## DATASET EXCERPTS
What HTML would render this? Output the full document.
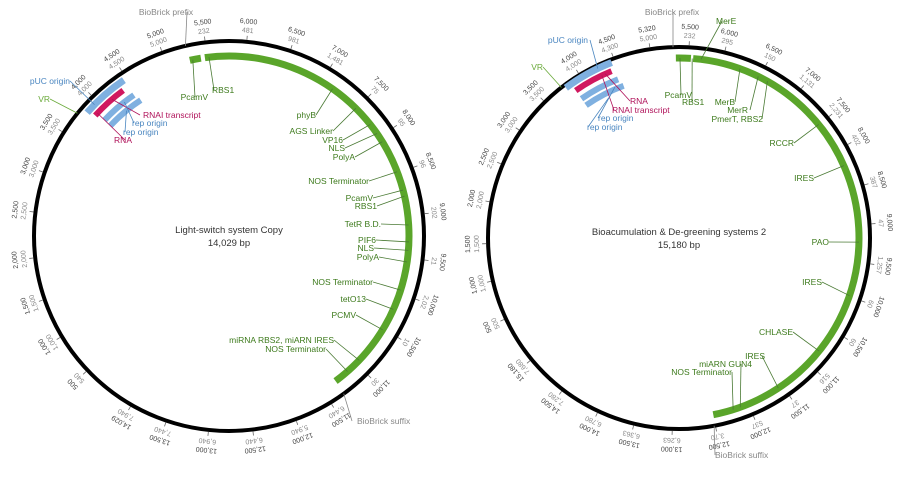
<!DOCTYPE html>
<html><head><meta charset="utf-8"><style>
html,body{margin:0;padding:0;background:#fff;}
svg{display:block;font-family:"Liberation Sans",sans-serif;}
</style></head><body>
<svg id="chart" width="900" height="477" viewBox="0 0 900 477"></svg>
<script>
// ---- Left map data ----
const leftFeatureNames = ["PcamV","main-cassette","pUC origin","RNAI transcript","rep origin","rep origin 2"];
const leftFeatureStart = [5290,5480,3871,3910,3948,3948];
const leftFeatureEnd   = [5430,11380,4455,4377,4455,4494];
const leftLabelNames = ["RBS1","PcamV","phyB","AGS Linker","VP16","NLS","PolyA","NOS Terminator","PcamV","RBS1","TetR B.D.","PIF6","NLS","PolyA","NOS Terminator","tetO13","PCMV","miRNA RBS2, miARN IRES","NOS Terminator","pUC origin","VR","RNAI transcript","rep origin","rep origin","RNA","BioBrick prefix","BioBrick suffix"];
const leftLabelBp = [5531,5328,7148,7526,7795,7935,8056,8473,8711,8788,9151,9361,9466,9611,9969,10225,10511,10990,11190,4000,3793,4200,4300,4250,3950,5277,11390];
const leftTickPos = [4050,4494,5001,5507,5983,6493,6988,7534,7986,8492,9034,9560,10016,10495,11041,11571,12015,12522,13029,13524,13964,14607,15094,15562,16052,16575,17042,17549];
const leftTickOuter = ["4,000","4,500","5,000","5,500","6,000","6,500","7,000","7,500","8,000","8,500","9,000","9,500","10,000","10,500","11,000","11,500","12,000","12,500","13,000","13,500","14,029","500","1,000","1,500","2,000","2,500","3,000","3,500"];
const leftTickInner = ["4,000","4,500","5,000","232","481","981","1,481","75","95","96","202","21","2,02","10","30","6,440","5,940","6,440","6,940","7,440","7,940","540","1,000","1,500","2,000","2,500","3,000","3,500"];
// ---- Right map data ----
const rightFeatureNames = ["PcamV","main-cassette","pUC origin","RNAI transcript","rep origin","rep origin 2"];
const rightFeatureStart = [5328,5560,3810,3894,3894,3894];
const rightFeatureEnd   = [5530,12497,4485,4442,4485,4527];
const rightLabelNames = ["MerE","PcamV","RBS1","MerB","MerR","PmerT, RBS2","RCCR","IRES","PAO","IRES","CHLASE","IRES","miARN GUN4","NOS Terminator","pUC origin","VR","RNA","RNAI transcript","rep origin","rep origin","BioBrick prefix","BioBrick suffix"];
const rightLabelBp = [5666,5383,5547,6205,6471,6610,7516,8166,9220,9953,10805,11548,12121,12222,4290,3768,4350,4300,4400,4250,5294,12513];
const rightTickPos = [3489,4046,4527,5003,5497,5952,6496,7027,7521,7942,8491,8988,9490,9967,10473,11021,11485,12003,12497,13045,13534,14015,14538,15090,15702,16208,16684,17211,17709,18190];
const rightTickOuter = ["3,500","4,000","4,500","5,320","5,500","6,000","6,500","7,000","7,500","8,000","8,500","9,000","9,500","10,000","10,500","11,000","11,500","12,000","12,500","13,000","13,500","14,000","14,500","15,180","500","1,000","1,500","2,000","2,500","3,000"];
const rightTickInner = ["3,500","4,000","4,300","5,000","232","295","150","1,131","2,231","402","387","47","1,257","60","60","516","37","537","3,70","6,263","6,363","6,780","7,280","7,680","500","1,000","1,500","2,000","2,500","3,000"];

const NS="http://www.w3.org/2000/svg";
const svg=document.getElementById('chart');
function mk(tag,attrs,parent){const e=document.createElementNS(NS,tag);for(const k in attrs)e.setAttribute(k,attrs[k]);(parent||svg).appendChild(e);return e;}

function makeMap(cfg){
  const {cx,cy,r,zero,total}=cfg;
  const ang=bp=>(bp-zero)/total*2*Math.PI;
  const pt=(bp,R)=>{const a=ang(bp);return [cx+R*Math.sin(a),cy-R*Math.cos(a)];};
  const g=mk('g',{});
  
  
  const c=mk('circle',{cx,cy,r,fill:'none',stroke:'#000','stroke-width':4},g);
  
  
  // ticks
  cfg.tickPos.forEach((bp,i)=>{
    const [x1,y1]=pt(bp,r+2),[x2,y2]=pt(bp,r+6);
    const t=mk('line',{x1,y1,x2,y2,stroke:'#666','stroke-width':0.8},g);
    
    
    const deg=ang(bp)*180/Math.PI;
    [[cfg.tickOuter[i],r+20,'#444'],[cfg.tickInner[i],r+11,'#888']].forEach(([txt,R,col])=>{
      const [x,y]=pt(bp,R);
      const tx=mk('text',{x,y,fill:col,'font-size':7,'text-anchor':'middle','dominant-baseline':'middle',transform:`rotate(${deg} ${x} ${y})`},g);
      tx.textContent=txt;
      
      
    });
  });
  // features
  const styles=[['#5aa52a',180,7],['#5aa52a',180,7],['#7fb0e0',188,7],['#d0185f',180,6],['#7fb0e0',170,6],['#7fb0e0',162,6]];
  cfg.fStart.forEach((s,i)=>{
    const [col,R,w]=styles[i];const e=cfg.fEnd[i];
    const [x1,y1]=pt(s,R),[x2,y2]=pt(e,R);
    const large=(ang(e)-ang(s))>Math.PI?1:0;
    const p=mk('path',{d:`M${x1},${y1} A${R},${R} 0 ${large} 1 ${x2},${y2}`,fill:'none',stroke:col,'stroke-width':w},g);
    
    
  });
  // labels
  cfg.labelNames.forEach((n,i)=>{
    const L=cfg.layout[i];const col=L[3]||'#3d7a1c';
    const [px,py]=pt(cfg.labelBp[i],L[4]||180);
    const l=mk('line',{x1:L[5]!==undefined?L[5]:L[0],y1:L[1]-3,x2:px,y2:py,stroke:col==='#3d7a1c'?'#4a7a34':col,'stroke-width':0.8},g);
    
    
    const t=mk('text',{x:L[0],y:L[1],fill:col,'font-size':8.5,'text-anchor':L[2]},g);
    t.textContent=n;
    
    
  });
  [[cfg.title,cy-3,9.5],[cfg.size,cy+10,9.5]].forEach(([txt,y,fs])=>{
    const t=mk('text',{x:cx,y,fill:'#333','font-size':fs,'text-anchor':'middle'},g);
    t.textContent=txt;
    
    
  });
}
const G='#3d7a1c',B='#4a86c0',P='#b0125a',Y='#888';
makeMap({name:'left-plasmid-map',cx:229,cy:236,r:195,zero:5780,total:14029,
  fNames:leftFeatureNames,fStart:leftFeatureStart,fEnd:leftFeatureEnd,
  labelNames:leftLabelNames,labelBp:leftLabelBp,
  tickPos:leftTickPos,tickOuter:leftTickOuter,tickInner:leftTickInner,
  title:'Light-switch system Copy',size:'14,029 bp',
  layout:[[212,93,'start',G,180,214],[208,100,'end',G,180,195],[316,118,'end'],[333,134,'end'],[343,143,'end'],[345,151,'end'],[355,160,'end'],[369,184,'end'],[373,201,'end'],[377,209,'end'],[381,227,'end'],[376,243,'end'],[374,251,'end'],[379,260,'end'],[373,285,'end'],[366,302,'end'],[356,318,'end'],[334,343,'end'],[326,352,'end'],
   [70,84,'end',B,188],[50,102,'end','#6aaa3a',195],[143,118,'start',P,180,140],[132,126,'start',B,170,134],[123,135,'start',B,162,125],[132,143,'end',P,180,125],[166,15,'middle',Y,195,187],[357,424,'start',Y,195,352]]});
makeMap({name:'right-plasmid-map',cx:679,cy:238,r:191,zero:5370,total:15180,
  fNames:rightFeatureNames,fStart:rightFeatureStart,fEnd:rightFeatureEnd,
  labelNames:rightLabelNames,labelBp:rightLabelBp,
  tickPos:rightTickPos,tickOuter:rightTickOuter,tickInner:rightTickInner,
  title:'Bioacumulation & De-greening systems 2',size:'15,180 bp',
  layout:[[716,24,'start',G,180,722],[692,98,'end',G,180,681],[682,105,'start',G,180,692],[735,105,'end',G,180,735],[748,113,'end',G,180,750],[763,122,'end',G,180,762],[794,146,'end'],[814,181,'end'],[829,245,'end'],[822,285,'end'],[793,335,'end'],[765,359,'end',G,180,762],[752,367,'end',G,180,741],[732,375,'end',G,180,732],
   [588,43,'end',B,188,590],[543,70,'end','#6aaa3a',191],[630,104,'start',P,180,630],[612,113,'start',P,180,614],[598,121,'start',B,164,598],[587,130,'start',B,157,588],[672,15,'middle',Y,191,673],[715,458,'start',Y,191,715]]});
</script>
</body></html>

...

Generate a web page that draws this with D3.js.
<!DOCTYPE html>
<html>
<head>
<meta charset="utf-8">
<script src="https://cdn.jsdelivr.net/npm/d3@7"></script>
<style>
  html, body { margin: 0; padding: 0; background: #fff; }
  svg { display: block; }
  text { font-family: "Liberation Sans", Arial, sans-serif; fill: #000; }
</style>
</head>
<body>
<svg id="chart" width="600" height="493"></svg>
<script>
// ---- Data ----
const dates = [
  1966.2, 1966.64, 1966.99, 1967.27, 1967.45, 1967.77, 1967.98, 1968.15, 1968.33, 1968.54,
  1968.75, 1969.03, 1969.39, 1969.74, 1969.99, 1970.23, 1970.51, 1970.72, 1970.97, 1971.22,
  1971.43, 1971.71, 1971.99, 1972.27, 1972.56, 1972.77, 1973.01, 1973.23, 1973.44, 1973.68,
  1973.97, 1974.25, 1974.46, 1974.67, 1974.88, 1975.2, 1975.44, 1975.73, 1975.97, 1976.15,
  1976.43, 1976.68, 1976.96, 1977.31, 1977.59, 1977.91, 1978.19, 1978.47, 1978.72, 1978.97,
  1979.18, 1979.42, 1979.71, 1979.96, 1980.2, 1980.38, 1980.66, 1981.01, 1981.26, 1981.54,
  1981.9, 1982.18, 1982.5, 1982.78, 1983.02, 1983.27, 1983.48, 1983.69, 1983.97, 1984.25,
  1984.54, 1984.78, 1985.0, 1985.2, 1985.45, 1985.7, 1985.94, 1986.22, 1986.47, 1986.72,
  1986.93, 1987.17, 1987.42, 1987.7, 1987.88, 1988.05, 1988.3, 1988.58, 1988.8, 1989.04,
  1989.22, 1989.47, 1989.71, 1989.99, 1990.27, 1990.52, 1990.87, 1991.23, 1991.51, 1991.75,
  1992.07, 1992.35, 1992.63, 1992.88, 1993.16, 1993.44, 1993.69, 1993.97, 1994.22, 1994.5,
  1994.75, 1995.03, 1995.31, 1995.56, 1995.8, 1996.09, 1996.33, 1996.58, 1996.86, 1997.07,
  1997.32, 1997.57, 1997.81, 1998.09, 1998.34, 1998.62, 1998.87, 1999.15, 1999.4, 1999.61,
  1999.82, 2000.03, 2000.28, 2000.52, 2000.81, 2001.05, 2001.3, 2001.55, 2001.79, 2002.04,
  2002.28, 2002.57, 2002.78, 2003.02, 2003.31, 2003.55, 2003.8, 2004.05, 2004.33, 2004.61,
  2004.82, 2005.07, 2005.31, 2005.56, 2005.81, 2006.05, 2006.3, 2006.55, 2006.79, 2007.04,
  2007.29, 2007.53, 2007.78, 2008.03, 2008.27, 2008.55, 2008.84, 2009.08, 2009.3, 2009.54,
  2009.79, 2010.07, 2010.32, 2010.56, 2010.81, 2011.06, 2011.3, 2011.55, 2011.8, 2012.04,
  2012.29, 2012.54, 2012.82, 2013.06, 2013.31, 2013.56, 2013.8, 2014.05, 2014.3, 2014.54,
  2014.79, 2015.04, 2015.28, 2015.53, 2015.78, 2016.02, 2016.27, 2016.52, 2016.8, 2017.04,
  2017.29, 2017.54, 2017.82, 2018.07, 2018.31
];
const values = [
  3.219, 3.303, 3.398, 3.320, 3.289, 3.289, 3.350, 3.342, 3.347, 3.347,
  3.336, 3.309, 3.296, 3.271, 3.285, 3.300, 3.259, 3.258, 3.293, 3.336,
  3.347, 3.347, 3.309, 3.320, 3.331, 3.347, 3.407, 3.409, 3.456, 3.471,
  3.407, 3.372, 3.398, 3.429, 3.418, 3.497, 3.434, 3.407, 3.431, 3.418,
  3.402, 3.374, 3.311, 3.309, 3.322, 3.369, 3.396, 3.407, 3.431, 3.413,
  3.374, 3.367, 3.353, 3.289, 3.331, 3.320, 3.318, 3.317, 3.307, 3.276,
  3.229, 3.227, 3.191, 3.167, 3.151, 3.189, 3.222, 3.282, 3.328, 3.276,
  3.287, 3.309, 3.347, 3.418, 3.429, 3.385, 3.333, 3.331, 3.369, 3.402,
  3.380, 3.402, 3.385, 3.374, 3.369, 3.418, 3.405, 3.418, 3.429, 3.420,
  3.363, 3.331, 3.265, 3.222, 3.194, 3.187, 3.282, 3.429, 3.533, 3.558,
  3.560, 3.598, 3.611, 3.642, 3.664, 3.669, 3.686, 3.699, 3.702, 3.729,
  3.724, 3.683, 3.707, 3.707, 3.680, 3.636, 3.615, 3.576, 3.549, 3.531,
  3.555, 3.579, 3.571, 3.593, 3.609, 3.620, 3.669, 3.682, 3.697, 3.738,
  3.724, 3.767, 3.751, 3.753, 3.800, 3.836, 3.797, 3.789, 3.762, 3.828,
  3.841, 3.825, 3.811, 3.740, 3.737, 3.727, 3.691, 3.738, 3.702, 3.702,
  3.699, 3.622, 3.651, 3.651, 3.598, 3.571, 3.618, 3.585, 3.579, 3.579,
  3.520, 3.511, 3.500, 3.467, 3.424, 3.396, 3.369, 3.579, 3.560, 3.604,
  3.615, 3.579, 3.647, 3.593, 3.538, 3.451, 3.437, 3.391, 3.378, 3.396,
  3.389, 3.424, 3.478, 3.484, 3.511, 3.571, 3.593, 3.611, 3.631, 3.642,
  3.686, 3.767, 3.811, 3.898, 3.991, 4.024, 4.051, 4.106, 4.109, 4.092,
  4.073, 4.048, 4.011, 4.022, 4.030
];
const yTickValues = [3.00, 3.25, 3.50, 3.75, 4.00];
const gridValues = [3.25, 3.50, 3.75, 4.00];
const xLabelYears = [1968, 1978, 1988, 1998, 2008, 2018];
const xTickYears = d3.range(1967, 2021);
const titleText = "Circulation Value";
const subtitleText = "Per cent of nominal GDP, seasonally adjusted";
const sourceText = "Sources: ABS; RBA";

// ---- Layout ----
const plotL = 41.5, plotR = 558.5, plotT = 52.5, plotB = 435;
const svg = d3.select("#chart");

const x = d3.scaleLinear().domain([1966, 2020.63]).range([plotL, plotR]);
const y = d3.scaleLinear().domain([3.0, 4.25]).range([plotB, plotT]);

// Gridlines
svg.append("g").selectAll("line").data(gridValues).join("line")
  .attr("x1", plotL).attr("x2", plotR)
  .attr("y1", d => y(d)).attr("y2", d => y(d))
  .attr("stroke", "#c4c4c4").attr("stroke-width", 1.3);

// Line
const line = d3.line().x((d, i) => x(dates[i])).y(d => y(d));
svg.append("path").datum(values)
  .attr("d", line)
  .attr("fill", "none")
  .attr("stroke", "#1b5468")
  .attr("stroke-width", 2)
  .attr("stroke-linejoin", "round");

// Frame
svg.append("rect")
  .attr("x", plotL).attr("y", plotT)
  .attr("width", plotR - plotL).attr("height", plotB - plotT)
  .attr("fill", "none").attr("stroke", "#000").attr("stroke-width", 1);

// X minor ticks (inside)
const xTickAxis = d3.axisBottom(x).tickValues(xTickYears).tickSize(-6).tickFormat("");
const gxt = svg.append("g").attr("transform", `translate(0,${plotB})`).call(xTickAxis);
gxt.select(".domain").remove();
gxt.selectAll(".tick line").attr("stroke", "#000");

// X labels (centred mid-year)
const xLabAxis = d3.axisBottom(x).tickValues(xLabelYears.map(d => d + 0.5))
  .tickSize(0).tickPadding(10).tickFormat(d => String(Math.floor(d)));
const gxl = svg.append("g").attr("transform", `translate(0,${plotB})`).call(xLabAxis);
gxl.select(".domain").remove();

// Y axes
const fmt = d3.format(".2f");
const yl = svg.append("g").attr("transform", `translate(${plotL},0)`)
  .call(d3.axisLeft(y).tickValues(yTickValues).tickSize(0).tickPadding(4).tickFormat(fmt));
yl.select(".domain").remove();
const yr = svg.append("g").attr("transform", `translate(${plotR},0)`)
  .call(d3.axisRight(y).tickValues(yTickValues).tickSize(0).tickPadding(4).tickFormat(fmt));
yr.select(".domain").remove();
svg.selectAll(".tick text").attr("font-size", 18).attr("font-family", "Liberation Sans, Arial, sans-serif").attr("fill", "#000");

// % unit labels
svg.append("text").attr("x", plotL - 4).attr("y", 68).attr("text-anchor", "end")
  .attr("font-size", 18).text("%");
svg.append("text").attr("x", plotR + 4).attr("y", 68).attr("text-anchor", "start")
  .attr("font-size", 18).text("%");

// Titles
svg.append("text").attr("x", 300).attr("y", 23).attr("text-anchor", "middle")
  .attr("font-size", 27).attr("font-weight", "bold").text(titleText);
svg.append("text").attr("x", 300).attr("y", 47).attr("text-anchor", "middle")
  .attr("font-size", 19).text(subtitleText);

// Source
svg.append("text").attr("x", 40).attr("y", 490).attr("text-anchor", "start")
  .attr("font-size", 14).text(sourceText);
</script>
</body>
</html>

## DIRECTIONS
Look through the material above. Copy each line where the word "document" appears.

## EXERCISE SOLUTION
What HTML would render this? Output the full document.
const svg=document.getElementById('chart');
function mk(tag,attrs,parent){const e=document.createElementNS(NS,tag);for(const k in attrs)e.setAttribute(k,attrs[k]);(parent||svg).appendChild(e);return e;}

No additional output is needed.